── Recorded data

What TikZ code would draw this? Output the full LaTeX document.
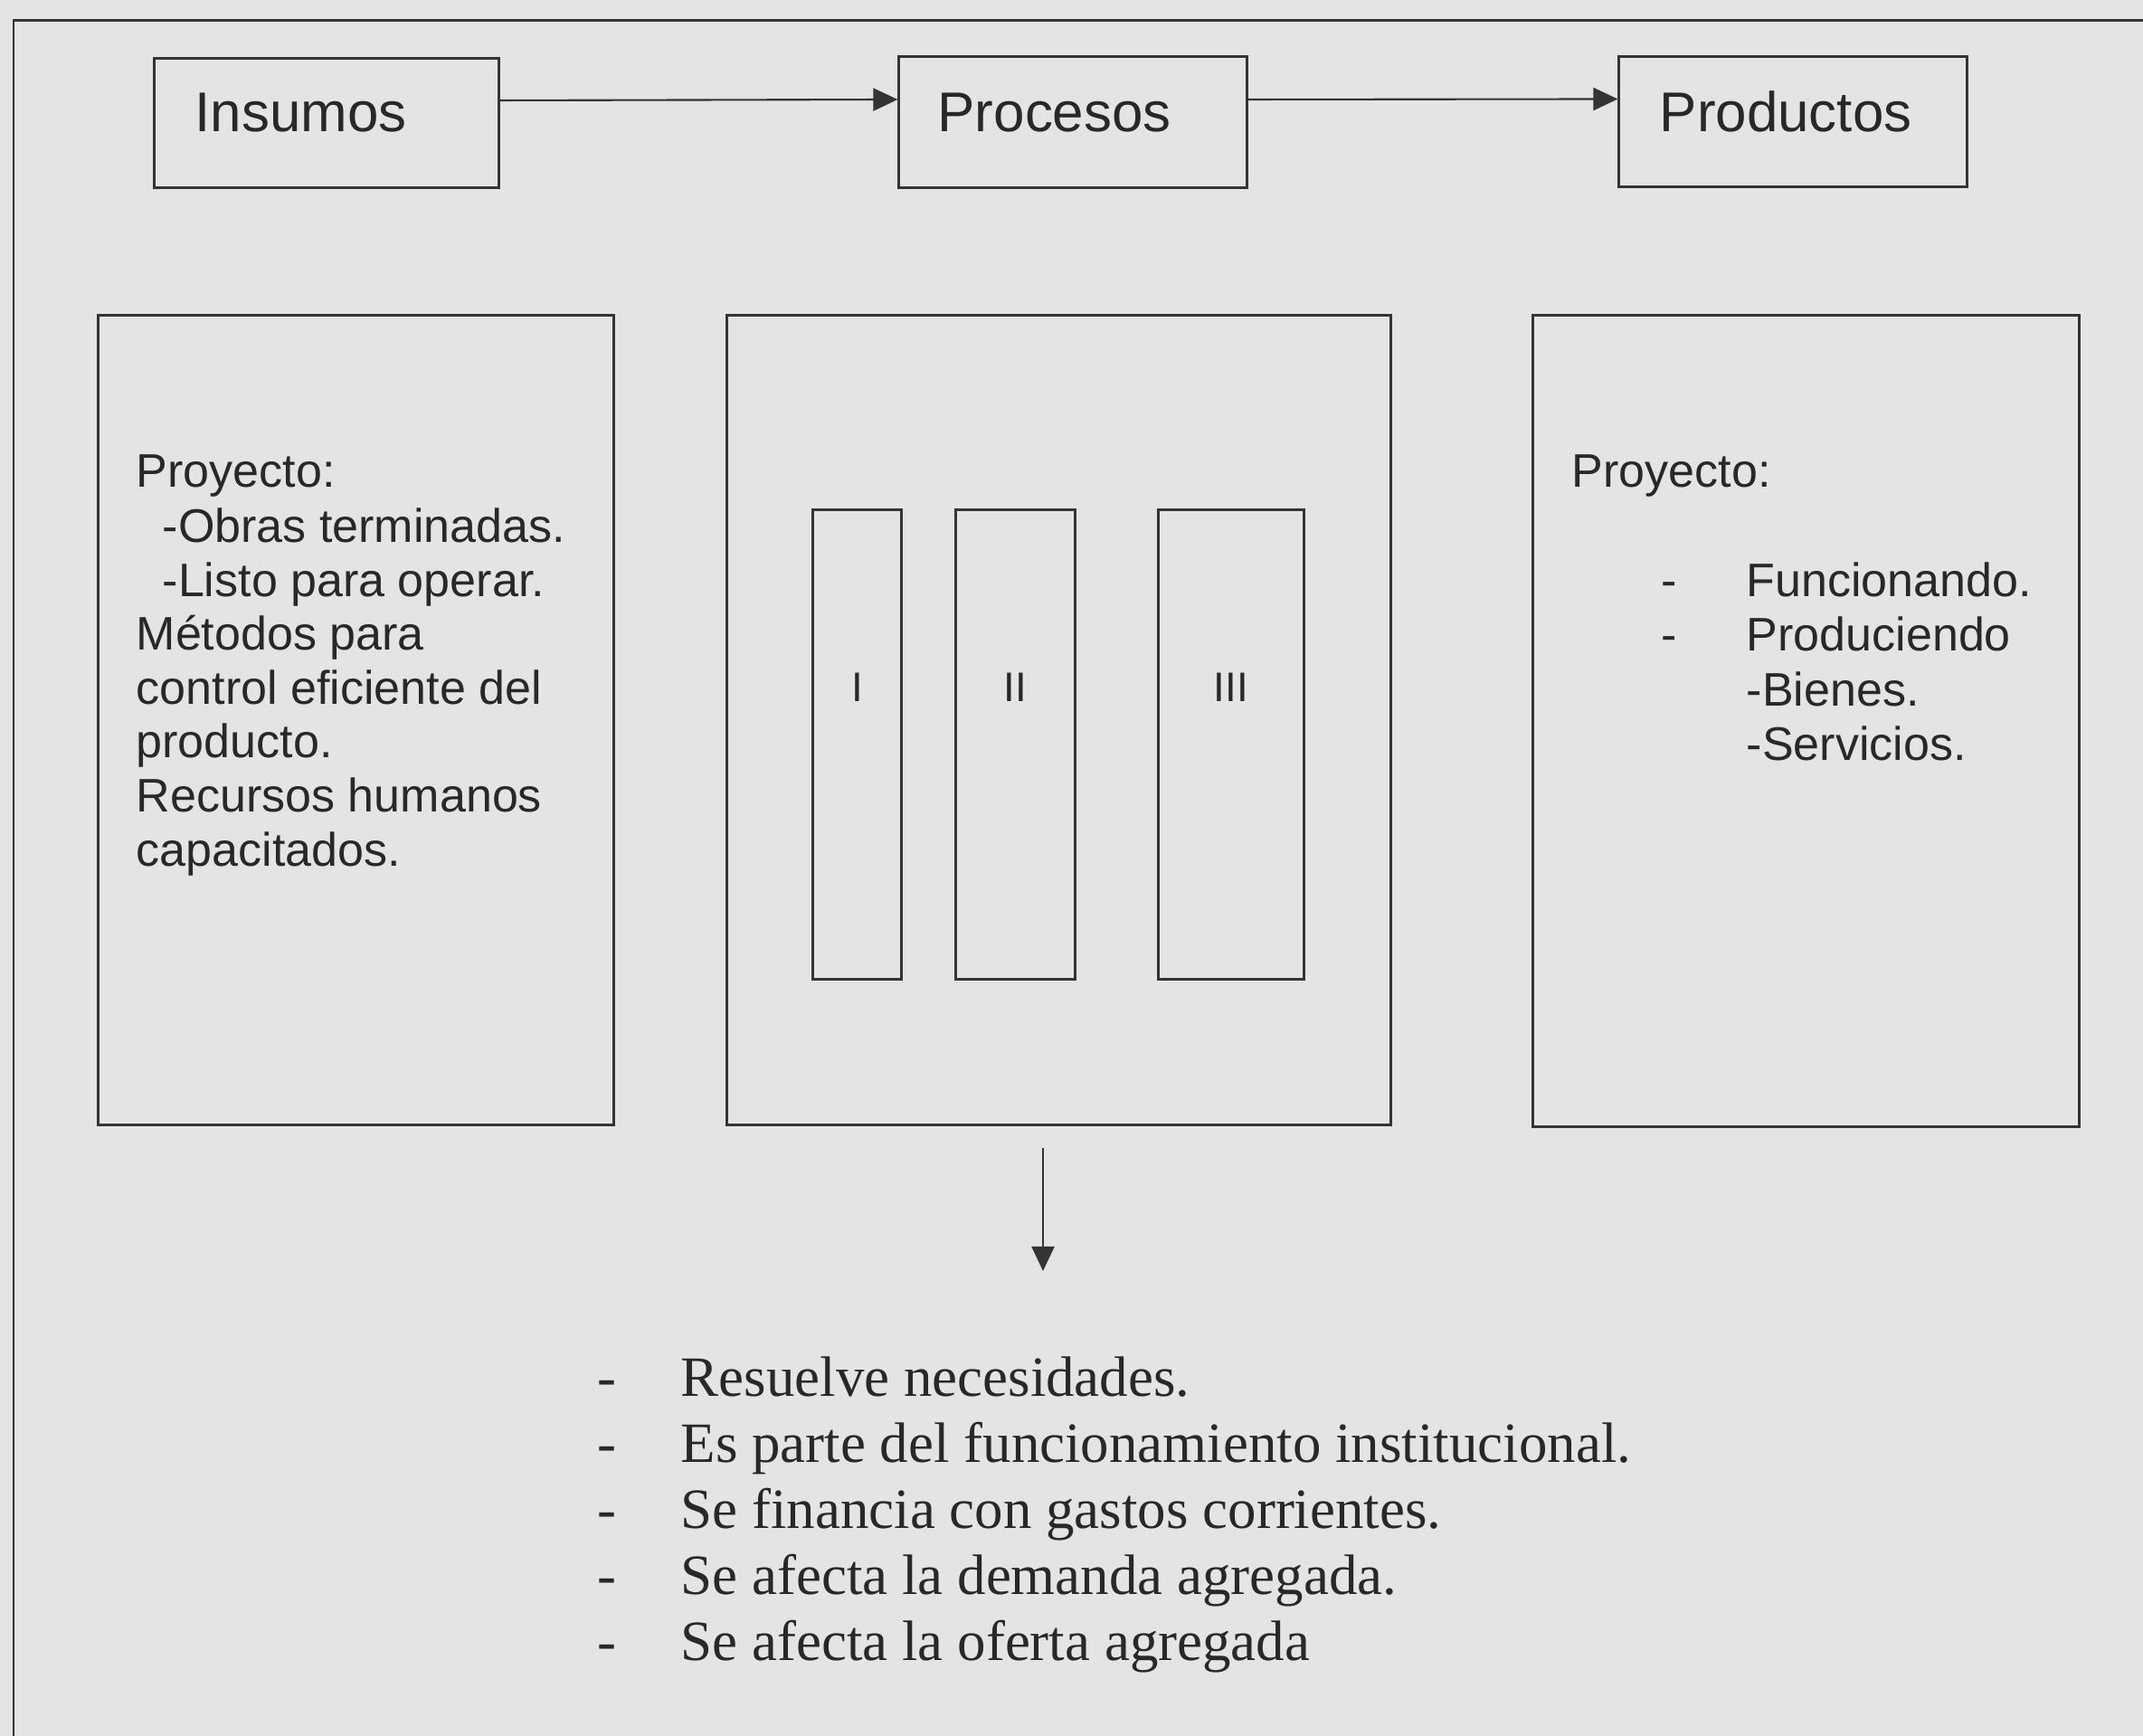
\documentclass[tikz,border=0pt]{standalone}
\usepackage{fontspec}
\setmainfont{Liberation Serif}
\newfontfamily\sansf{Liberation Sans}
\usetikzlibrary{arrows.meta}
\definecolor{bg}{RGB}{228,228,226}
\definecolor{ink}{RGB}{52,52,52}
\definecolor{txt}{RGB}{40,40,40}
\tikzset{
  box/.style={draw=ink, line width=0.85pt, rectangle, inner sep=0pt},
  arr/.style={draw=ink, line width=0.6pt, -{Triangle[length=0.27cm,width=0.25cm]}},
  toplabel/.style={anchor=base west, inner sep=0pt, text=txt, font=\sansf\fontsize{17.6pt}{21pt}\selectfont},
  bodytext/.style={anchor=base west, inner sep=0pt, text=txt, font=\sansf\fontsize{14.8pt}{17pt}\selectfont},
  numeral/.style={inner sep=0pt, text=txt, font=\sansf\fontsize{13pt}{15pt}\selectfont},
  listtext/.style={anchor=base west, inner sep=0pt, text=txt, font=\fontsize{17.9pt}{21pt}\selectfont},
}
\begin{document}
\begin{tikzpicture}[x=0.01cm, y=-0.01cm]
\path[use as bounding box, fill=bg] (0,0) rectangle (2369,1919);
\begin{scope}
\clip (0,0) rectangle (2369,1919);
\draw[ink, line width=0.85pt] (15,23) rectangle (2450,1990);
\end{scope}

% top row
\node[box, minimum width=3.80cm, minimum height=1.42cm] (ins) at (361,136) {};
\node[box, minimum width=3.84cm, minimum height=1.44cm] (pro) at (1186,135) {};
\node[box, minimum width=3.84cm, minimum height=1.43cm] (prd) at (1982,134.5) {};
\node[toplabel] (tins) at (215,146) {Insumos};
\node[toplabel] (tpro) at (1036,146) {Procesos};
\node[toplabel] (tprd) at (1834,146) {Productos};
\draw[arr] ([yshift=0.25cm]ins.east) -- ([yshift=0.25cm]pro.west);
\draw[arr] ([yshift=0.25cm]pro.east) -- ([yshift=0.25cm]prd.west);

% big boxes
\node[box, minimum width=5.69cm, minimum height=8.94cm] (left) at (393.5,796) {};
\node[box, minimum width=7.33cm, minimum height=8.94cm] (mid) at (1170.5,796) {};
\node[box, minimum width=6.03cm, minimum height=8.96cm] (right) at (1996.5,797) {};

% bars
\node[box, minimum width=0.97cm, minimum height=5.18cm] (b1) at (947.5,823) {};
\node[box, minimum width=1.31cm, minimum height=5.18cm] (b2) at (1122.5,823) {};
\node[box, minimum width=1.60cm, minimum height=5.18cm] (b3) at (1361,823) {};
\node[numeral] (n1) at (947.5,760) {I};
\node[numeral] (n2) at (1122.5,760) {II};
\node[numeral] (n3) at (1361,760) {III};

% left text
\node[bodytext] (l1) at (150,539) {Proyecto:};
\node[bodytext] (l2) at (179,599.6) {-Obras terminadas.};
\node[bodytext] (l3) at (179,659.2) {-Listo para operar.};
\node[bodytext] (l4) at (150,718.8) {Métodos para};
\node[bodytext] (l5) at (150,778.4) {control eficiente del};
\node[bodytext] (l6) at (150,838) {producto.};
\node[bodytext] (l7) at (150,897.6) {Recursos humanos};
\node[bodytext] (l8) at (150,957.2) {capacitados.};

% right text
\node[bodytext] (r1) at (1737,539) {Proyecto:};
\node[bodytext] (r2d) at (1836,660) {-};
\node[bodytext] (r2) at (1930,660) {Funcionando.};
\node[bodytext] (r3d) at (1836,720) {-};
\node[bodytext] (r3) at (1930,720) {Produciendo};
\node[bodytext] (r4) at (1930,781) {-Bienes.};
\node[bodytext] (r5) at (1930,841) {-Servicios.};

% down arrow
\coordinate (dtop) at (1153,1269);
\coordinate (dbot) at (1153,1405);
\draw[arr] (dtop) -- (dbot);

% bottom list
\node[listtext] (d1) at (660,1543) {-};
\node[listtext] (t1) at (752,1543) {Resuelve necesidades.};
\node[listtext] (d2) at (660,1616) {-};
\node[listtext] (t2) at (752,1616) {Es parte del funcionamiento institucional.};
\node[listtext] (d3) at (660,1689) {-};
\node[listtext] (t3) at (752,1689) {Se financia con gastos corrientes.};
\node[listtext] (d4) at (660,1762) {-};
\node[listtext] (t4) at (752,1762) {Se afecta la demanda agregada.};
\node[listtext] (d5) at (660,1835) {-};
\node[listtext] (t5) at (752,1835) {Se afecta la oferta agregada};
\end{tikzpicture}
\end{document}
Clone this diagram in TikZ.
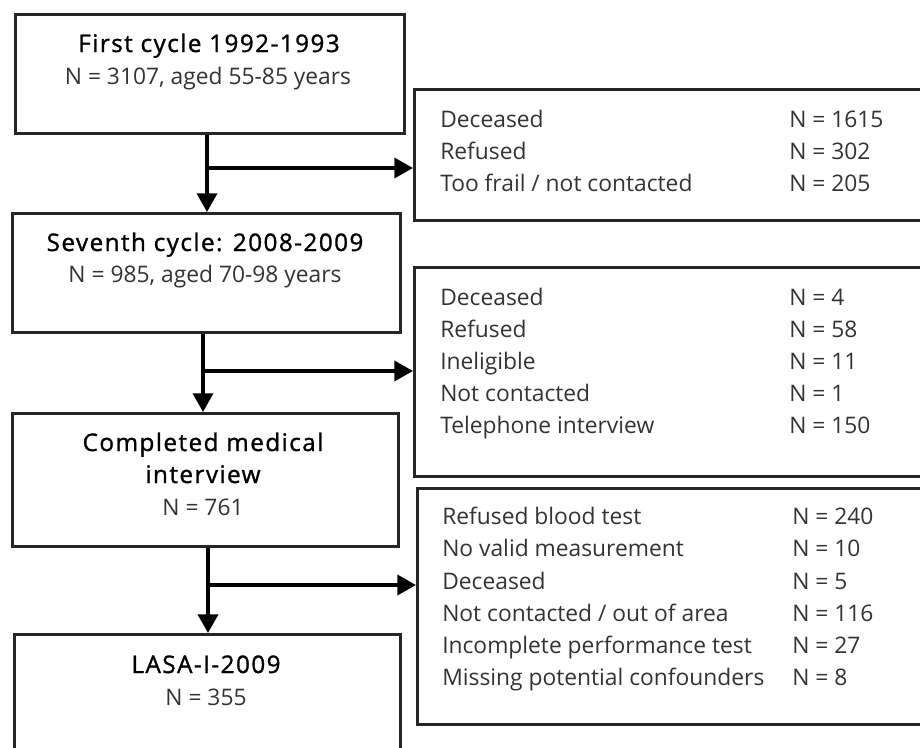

────

→ Work instructions
Omit the pictures and give the material again, exactly and in full.

→ Finished task
What TikZ code would draw this? Output the full LaTeX document.
\documentclass[tikz,border=0pt]{standalone}
\usepackage{fontspec}
\setmainfont{Liberation Serif}
\newfontfamily\sansf{Liberation Sans}
\usetikzlibrary{arrows.meta}
\definecolor{bg}{RGB}{228,228,226}
\definecolor{ink}{RGB}{52,52,52}
\definecolor{txt}{RGB}{40,40,40}
\tikzset{
  box/.style={draw=ink, line width=0.85pt, rectangle, inner sep=0pt},
  arr/.style={draw=ink, line width=0.6pt, -{Triangle[length=0.27cm,width=0.25cm]}},
  toplabel/.style={anchor=base west, inner sep=0pt, text=txt, font=\sansf\fontsize{17.6pt}{21pt}\selectfont},
  bodytext/.style={anchor=base west, inner sep=0pt, text=txt, font=\sansf\fontsize{14.8pt}{17pt}\selectfont},
  numeral/.style={inner sep=0pt, text=txt, font=\sansf\fontsize{13pt}{15pt}\selectfont},
  listtext/.style={anchor=base west, inner sep=0pt, text=txt, font=\fontsize{17.9pt}{21pt}\selectfont},
}
\begin{document}
\begin{tikzpicture}[x=0.01cm, y=-0.01cm]
\path[use as bounding box, fill=bg] (0,0) rectangle (2369,1919);
\begin{scope}
\clip (0,0) rectangle (2369,1919);
\draw[ink, line width=0.85pt] (15,23) rectangle (2450,1990);
\end{scope}

% top row
\node[box, minimum width=3.80cm, minimum height=1.42cm] (ins) at (361,136) {};
\node[box, minimum width=3.84cm, minimum height=1.44cm] (pro) at (1186,135) {};
\node[box, minimum width=3.84cm, minimum height=1.43cm] (prd) at (1982,134.5) {};
\node[toplabel] (tins) at (215,146) {Insumos};
\node[toplabel] (tpro) at (1036,146) {Procesos};
\node[toplabel] (tprd) at (1834,146) {Productos};
\draw[arr] ([yshift=0.25cm]ins.east) -- ([yshift=0.25cm]pro.west);
\draw[arr] ([yshift=0.25cm]pro.east) -- ([yshift=0.25cm]prd.west);

% big boxes
\node[box, minimum width=5.69cm, minimum height=8.94cm] (left) at (393.5,796) {};
\node[box, minimum width=7.33cm, minimum height=8.94cm] (mid) at (1170.5,796) {};
\node[box, minimum width=6.03cm, minimum height=8.96cm] (right) at (1996.5,797) {};

% bars
\node[box, minimum width=0.97cm, minimum height=5.18cm] (b1) at (947.5,823) {};
\node[box, minimum width=1.31cm, minimum height=5.18cm] (b2) at (1122.5,823) {};
\node[box, minimum width=1.60cm, minimum height=5.18cm] (b3) at (1361,823) {};
\node[numeral] (n1) at (947.5,760) {I};
\node[numeral] (n2) at (1122.5,760) {II};
\node[numeral] (n3) at (1361,760) {III};

% left text
\node[bodytext] (l1) at (150,539) {Proyecto:};
\node[bodytext] (l2) at (179,599.6) {-Obras terminadas.};
\node[bodytext] (l3) at (179,659.2) {-Listo para operar.};
\node[bodytext] (l4) at (150,718.8) {Métodos para};
\node[bodytext] (l5) at (150,778.4) {control eficiente del};
\node[bodytext] (l6) at (150,838) {producto.};
\node[bodytext] (l7) at (150,897.6) {Recursos humanos};
\node[bodytext] (l8) at (150,957.2) {capacitados.};

% right text
\node[bodytext] (r1) at (1737,539) {Proyecto:};
\node[bodytext] (r2d) at (1836,660) {-};
\node[bodytext] (r2) at (1930,660) {Funcionando.};
\node[bodytext] (r3d) at (1836,720) {-};
\node[bodytext] (r3) at (1930,720) {Produciendo};
\node[bodytext] (r4) at (1930,781) {-Bienes.};
\node[bodytext] (r5) at (1930,841) {-Servicios.};

% down arrow
\coordinate (dtop) at (1153,1269);
\coordinate (dbot) at (1153,1405);
\draw[arr] (dtop) -- (dbot);

% bottom list
\node[listtext] (d1) at (660,1543) {-};
\node[listtext] (t1) at (752,1543) {Resuelve necesidades.};
\node[listtext] (d2) at (660,1616) {-};
\node[listtext] (t2) at (752,1616) {Es parte del funcionamiento institucional.};
\node[listtext] (d3) at (660,1689) {-};
\node[listtext] (t3) at (752,1689) {Se financia con gastos corrientes.};
\node[listtext] (d4) at (660,1762) {-};
\node[listtext] (t4) at (752,1762) {Se afecta la demanda agregada.};
\node[listtext] (d5) at (660,1835) {-};
\node[listtext] (t5) at (752,1835) {Se afecta la oferta agregada};
\end{tikzpicture}
\end{document}
Clone this diagram in TikZ.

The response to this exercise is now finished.